>> Begin DATA LINES
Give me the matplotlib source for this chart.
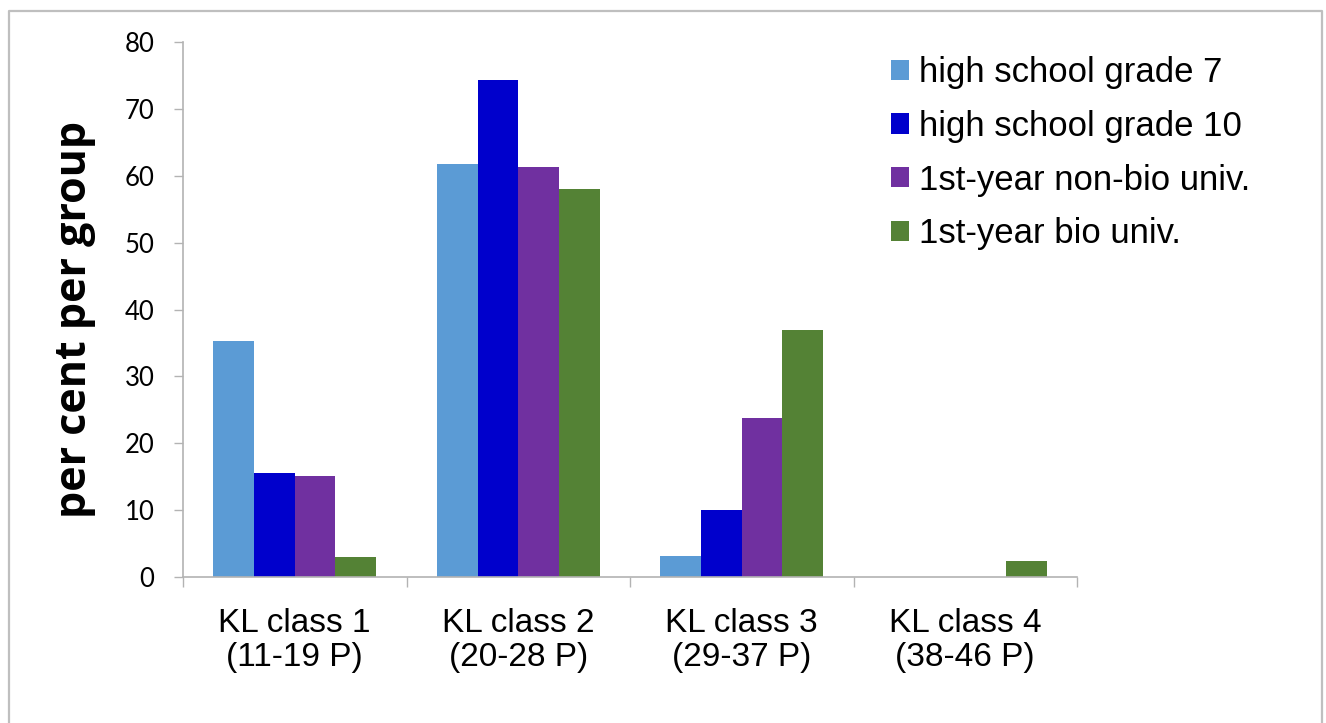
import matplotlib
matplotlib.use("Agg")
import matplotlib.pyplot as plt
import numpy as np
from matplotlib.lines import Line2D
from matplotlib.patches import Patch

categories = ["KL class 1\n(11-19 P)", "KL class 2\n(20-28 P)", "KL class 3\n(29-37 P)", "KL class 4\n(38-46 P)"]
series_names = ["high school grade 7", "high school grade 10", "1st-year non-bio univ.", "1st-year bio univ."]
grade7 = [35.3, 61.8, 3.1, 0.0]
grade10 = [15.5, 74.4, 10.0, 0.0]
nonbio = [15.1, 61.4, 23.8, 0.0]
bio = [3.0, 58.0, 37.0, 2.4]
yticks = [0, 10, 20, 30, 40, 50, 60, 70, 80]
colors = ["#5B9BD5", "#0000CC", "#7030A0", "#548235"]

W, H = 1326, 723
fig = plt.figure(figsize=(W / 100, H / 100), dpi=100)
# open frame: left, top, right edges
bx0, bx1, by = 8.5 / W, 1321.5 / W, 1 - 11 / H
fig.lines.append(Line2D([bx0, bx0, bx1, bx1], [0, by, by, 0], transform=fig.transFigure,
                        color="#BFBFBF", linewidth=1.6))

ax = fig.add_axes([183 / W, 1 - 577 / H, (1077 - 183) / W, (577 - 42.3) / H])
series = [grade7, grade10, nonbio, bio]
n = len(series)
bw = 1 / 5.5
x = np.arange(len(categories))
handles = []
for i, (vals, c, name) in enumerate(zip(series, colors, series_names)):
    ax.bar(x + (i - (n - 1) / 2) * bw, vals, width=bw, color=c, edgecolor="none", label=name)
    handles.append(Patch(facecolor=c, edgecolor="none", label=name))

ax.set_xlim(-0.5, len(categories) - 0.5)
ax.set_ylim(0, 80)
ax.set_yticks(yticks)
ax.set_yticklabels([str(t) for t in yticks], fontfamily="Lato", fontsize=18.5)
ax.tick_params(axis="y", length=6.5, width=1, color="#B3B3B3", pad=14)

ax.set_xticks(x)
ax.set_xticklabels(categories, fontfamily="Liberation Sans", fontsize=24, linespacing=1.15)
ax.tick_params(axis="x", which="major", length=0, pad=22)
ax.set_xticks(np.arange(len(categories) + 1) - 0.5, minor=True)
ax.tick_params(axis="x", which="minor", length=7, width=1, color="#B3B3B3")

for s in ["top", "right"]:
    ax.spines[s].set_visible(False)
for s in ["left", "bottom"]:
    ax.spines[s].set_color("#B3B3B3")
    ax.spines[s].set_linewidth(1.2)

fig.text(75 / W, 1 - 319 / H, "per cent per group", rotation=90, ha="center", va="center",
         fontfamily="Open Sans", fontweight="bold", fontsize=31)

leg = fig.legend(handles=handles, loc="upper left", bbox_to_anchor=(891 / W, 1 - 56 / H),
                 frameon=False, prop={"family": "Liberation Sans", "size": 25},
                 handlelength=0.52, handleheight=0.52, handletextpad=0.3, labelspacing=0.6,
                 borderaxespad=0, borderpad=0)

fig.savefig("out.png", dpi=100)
>> End DATA LINES
Copy the listing over exactly, skipping the pictures it holds.

— WRITTEN REPLY —
Give me the matplotlib source for this chart.
import matplotlib
matplotlib.use("Agg")
import matplotlib.pyplot as plt
import numpy as np
from matplotlib.lines import Line2D
from matplotlib.patches import Patch

categories = ["KL class 1\n(11-19 P)", "KL class 2\n(20-28 P)", "KL class 3\n(29-37 P)", "KL class 4\n(38-46 P)"]
series_names = ["high school grade 7", "high school grade 10", "1st-year non-bio univ.", "1st-year bio univ."]
grade7 = [35.3, 61.8, 3.1, 0.0]
grade10 = [15.5, 74.4, 10.0, 0.0]
nonbio = [15.1, 61.4, 23.8, 0.0]
bio = [3.0, 58.0, 37.0, 2.4]
yticks = [0, 10, 20, 30, 40, 50, 60, 70, 80]
colors = ["#5B9BD5", "#0000CC", "#7030A0", "#548235"]

W, H = 1326, 723
fig = plt.figure(figsize=(W / 100, H / 100), dpi=100)
# open frame: left, top, right edges
bx0, bx1, by = 8.5 / W, 1321.5 / W, 1 - 11 / H
fig.lines.append(Line2D([bx0, bx0, bx1, bx1], [0, by, by, 0], transform=fig.transFigure,
                        color="#BFBFBF", linewidth=1.6))

ax = fig.add_axes([183 / W, 1 - 577 / H, (1077 - 183) / W, (577 - 42.3) / H])
series = [grade7, grade10, nonbio, bio]
n = len(series)
bw = 1 / 5.5
x = np.arange(len(categories))
handles = []
for i, (vals, c, name) in enumerate(zip(series, colors, series_names)):
    ax.bar(x + (i - (n - 1) / 2) * bw, vals, width=bw, color=c, edgecolor="none", label=name)
    handles.append(Patch(facecolor=c, edgecolor="none", label=name))

ax.set_xlim(-0.5, len(categories) - 0.5)
ax.set_ylim(0, 80)
ax.set_yticks(yticks)
ax.set_yticklabels([str(t) for t in yticks], fontfamily="Lato", fontsize=18.5)
ax.tick_params(axis="y", length=6.5, width=1, color="#B3B3B3", pad=14)

ax.set_xticks(x)
ax.set_xticklabels(categories, fontfamily="Liberation Sans", fontsize=24, linespacing=1.15)
ax.tick_params(axis="x", which="major", length=0, pad=22)
ax.set_xticks(np.arange(len(categories) + 1) - 0.5, minor=True)
ax.tick_params(axis="x", which="minor", length=7, width=1, color="#B3B3B3")

for s in ["top", "right"]:
    ax.spines[s].set_visible(False)
for s in ["left", "bottom"]:
    ax.spines[s].set_color("#B3B3B3")
    ax.spines[s].set_linewidth(1.2)

fig.text(75 / W, 1 - 319 / H, "per cent per group", rotation=90, ha="center", va="center",
         fontfamily="Open Sans", fontweight="bold", fontsize=31)

leg = fig.legend(handles=handles, loc="upper left", bbox_to_anchor=(891 / W, 1 - 56 / H),
                 frameon=False, prop={"family": "Liberation Sans", "size": 25},
                 handlelength=0.52, handleheight=0.52, handletextpad=0.3, labelspacing=0.6,
                 borderaxespad=0, borderpad=0)

fig.savefig("out.png", dpi=100)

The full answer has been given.